**TASK DIRECTIONS:**
The listing below begins with the first line you should copy; stop after the line containing "from matplotlib.patches import Patch", and drop every picture.

┌─ DATA

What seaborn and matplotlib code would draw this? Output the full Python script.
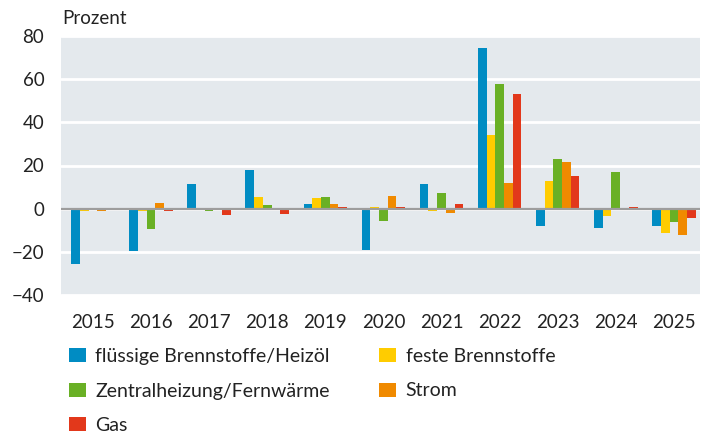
import matplotlib
matplotlib.use("Agg")
import matplotlib.pyplot as plt
import seaborn as sns
import pandas as pd
from matplotlib.patches import Patch

years = ["2015", "2016", "2017", "2018", "2019", "2020", "2021", "2022", "2023", "2024", "2025"]
series_names = ["flüssige Brennstoffe/Heizöl", "feste Brennstoffe",
                "Zentralheizung/Fernwärme", "Strom", "Gas"]
heizoel = [-25.6, -19.4, 11.2, 18.1, 2.3, -19.1, 11.6, 74.4, -7.9, -8.8, -7.9]
feste = [-1.3, -1.3, 0.0, 5.6, 5.1, 0.6, -0.9, 34.0, 13.0, -3.3, -11.2]
zentral = [0.0, -9.3, -0.9, 1.9, 5.6, -5.6, 7.4, 57.7, 22.8, 17.2, -6.0]
strom = [-1.3, 2.8, 0.0, 0.0, 2.3, 6.0, -1.9, 12.1, 21.4, 0.0, -12.1]
gas = [-0.8, -1.2, -2.8, -2.3, 0.9, 0.7, 2.3, 53.0, 15.3, 0.9, -4.2]
colors = ["#008CC3", "#FFCC00", "#69B025", "#F08A00", "#E2381B"]

rows = []
for name, vals in zip(series_names, [heizoel, feste, zentral, strom, gas]):
    for y, v in zip(years, vals):
        rows.append({"Jahr": y, "Serie": name, "Wert": v})
df = pd.DataFrame(rows)

sns.set_style("white")
plt.rcParams["font.family"] = ["Lato", "DejaVu Sans"]

fig = plt.figure(figsize=(7.1, 4.38), dpi=100)
ax = fig.add_axes([61 / 710, (438 - 295) / 438, 639 / 710, 259 / 438])
ax.set_facecolor("#E4E9ED")

sns.barplot(data=df, x="Jahr", y="Wert", hue="Serie", order=years,
            hue_order=series_names, palette=colors, width=0.75,
            saturation=1, errorbar=None, ax=ax, legend=False, zorder=3,
            linewidth=0, edgecolor="none")

ax.set_ylim(-40, 80)
ax.set_yticks([-40, -20, 0, 20, 40, 60, 80])
ax.set_yticklabels(["\u221240", "\u221220", "0", "20", "40", "60", "80"])
ax.set_xlim(-0.55, 10.45)
ax.grid(axis="y", color="white", linewidth=2, zorder=1)
ax.set_axisbelow(True)
ax.axhline(0, color="#9D9D9D", linewidth=1.6, zorder=4)
for s in ax.spines.values():
    s.set_visible(False)
ax.tick_params(axis="both", length=0, labelsize=13.5, colors="#222222")
ax.tick_params(axis="x", pad=14)
ax.tick_params(axis="y", pad=12)
ax.set_xlabel("")
ax.set_ylabel("")
fig.text(62 / 710, 1 - 18 / 438, "Prozent", fontsize=13.5, color="#222222",
         va="center", ha="left")

handles = [Patch(facecolor=c, edgecolor="none") for c in colors]
order = [0, 2, 4, 1, 3]
leg = fig.legend([handles[i] for i in order], [series_names[i] for i in order],
                 loc="upper left", bbox_to_anchor=(69 / 710, 1 - 348 / 438),
                 ncol=2, frameon=False, fontsize=14, handlelength=0.85,
                 handleheight=0.75, handletextpad=0.5, columnspacing=2.55,
                 labelspacing=0.9, borderaxespad=0, borderpad=0)
for t in leg.get_texts():
    t.set_color("#222222")

fig.savefig("out.png", dpi=100)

└─

**WRITTEN SOLUTION:**
What seaborn and matplotlib code would draw this? Output the full Python script.
import matplotlib
matplotlib.use("Agg")
import matplotlib.pyplot as plt
import seaborn as sns
import pandas as pd
from matplotlib.patches import Patch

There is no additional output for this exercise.